Data extract —

------------------------------------------------------------

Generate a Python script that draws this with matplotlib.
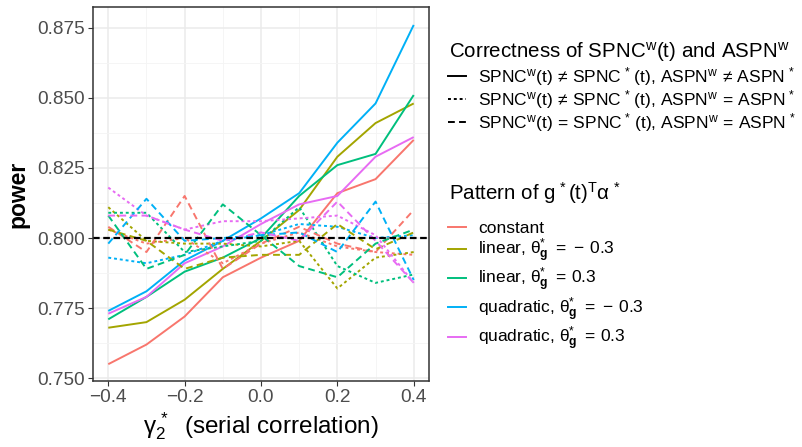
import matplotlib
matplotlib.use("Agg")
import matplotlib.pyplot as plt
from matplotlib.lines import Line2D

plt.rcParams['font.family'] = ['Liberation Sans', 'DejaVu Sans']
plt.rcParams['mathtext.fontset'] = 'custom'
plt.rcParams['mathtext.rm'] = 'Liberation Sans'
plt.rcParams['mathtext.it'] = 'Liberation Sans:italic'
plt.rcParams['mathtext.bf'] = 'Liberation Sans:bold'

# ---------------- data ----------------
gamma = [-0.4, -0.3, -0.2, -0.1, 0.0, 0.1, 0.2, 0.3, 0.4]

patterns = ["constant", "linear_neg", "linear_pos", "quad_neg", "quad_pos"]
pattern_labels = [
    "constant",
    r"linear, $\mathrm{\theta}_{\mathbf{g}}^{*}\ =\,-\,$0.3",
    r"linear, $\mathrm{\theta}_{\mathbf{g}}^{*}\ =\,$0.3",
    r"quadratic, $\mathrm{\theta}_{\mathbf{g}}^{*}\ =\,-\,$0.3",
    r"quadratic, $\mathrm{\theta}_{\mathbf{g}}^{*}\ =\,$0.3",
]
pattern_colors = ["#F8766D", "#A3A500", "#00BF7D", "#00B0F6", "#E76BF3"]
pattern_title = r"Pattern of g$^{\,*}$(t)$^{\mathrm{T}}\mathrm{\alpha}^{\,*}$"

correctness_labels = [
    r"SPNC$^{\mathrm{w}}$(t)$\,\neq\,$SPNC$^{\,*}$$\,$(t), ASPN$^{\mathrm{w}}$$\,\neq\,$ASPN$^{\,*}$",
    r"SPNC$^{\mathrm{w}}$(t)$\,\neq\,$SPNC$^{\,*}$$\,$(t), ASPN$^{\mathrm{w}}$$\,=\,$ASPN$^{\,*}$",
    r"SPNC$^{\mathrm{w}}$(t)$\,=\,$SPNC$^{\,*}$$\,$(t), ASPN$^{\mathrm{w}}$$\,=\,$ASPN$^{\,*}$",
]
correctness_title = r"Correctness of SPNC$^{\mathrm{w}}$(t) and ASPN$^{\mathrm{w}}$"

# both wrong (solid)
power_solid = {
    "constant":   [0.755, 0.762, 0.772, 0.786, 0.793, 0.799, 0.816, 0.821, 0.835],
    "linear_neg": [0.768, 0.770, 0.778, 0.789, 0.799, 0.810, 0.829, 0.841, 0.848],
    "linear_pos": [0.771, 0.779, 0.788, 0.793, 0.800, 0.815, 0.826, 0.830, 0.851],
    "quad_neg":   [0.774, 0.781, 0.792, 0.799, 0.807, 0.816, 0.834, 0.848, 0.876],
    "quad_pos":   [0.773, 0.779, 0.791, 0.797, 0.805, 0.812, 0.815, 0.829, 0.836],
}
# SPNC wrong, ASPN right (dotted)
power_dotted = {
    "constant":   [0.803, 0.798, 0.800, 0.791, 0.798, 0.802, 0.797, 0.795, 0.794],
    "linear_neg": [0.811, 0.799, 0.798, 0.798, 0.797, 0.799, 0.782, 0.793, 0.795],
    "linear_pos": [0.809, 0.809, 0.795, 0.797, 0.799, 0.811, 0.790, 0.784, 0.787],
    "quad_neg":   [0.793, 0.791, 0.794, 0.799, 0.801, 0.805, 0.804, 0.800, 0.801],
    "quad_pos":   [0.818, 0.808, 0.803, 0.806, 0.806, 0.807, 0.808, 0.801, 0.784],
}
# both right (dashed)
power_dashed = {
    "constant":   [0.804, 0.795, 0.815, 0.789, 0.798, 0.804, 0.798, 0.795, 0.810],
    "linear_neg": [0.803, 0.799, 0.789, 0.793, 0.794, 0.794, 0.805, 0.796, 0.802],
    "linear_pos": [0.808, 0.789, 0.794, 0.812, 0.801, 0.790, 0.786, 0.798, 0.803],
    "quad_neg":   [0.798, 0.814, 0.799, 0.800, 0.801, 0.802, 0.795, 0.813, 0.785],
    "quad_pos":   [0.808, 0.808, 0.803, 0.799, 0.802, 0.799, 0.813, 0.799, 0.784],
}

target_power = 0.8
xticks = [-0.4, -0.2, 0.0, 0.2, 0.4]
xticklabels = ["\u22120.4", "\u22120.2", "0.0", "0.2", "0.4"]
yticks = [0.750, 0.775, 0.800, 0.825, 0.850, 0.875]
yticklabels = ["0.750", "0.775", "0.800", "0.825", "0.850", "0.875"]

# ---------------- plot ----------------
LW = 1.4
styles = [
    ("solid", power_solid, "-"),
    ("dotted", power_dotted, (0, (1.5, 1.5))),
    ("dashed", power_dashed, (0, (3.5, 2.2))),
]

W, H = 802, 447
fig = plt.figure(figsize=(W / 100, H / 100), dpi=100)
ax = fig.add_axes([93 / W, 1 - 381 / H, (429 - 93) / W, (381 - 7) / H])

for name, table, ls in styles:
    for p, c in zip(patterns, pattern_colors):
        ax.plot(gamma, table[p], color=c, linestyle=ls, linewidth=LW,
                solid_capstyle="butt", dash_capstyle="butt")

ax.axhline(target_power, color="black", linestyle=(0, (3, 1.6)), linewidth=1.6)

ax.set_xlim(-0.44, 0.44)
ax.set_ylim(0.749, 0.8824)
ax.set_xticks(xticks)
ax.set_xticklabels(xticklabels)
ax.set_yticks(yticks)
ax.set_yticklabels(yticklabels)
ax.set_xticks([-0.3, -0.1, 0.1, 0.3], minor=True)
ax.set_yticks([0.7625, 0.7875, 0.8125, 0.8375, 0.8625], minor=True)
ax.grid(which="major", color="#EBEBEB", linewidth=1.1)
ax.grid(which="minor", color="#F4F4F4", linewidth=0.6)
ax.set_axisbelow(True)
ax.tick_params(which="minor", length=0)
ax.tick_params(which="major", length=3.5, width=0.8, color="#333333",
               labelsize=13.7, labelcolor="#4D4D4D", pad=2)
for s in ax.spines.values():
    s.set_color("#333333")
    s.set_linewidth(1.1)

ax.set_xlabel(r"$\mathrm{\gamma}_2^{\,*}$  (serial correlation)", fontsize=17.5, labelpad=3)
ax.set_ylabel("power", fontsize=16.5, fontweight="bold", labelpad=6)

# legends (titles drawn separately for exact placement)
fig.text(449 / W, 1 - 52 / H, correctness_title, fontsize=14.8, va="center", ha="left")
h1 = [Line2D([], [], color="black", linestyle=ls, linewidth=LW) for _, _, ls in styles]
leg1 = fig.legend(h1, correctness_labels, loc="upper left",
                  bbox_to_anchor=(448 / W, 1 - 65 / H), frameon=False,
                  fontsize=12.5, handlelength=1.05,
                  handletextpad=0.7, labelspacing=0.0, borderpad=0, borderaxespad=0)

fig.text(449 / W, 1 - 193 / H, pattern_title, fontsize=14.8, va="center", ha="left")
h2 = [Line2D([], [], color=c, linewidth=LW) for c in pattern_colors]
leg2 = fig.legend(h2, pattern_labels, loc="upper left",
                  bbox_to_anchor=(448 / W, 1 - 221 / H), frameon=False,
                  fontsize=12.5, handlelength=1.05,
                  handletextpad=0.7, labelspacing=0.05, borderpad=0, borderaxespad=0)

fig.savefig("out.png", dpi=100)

------------------------------------------------------------

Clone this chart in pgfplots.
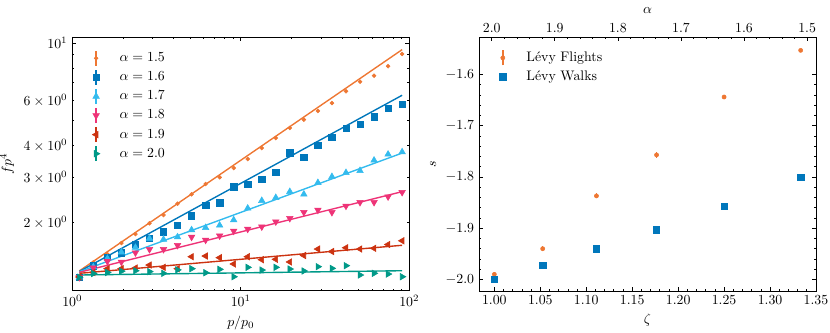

------------------------------------------------------------

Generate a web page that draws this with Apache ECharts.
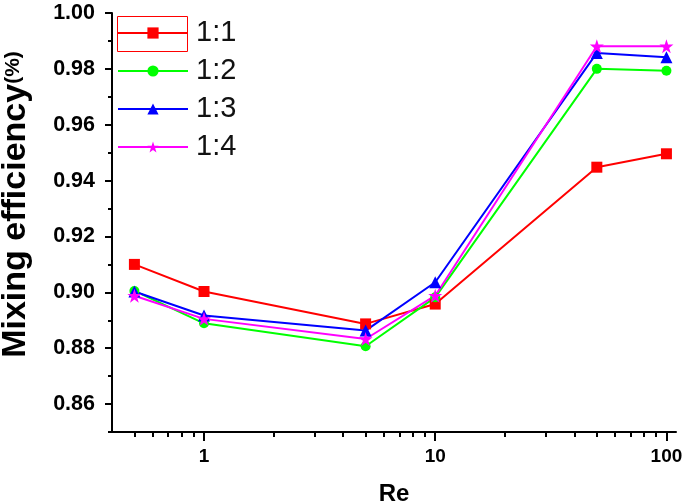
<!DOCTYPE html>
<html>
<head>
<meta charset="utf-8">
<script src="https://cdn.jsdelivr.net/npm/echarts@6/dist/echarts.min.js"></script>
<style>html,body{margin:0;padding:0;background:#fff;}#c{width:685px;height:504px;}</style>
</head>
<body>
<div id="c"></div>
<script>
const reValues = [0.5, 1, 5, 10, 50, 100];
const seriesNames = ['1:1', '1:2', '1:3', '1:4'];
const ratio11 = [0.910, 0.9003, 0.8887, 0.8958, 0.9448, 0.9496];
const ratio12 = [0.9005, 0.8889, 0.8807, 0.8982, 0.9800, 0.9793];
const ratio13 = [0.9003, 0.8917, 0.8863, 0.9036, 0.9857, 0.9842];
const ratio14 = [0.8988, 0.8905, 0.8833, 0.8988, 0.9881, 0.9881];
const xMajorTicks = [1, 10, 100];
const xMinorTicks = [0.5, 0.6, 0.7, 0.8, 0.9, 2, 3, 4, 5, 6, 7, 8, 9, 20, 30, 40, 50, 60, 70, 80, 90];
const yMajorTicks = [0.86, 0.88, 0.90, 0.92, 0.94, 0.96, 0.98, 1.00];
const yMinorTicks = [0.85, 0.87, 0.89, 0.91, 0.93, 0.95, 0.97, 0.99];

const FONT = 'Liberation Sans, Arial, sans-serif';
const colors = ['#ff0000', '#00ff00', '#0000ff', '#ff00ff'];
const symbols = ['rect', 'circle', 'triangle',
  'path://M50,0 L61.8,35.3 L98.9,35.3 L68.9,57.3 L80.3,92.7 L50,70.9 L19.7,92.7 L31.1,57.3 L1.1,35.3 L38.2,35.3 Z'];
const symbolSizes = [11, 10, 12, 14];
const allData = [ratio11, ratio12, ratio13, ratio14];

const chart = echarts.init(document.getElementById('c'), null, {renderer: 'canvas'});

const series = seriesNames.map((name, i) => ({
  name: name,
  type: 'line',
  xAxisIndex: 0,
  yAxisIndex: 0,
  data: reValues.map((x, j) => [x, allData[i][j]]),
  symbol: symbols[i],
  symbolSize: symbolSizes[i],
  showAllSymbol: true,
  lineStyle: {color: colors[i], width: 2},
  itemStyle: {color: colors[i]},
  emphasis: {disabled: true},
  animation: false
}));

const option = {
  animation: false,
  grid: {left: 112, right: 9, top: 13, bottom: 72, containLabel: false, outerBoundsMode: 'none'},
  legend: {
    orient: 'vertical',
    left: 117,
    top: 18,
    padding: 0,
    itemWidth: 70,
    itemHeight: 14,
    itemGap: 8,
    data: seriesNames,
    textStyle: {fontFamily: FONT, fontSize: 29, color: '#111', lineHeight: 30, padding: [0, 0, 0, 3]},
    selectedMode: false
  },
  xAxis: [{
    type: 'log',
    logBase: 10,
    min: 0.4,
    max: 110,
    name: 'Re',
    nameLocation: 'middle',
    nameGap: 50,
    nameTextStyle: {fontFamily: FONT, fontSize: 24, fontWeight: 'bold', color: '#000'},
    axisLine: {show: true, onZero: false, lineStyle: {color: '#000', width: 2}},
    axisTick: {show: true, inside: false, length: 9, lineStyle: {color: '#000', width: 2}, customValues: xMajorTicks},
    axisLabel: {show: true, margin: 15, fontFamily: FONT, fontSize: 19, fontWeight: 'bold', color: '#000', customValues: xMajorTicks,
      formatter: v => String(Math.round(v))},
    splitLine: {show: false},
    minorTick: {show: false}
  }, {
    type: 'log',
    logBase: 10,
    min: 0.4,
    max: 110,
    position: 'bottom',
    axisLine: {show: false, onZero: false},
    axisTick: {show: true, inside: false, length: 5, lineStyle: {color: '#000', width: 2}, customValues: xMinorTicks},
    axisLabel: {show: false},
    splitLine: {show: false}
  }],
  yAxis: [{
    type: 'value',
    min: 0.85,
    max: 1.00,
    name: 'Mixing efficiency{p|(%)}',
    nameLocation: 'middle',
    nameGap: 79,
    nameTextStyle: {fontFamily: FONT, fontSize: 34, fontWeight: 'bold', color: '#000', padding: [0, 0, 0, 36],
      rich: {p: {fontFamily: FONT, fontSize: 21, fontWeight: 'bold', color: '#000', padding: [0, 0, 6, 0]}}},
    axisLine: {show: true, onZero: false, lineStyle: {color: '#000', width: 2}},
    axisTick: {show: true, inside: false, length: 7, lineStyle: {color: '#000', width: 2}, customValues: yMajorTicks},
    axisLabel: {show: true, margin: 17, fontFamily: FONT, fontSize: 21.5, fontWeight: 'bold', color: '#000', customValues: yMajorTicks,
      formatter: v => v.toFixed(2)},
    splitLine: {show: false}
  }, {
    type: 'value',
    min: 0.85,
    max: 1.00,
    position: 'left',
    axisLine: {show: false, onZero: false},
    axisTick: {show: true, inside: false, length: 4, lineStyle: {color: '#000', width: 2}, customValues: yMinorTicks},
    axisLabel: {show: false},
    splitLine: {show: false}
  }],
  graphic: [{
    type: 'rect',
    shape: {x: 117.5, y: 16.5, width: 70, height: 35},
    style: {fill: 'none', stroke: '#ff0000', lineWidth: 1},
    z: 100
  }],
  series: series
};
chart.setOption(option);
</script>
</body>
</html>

------------------------------------------------------------

Task instructions —
Pictures are not part of the copy. Write out only the lines from the one containing "Generate a Python" through the one containing "from matplotlib.lines import Line2D", exactly as they stand, both included.

Written reply —
Generate a Python script that draws this with matplotlib.
import matplotlib
matplotlib.use("Agg")
import matplotlib.pyplot as plt
from matplotlib.lines import Line2D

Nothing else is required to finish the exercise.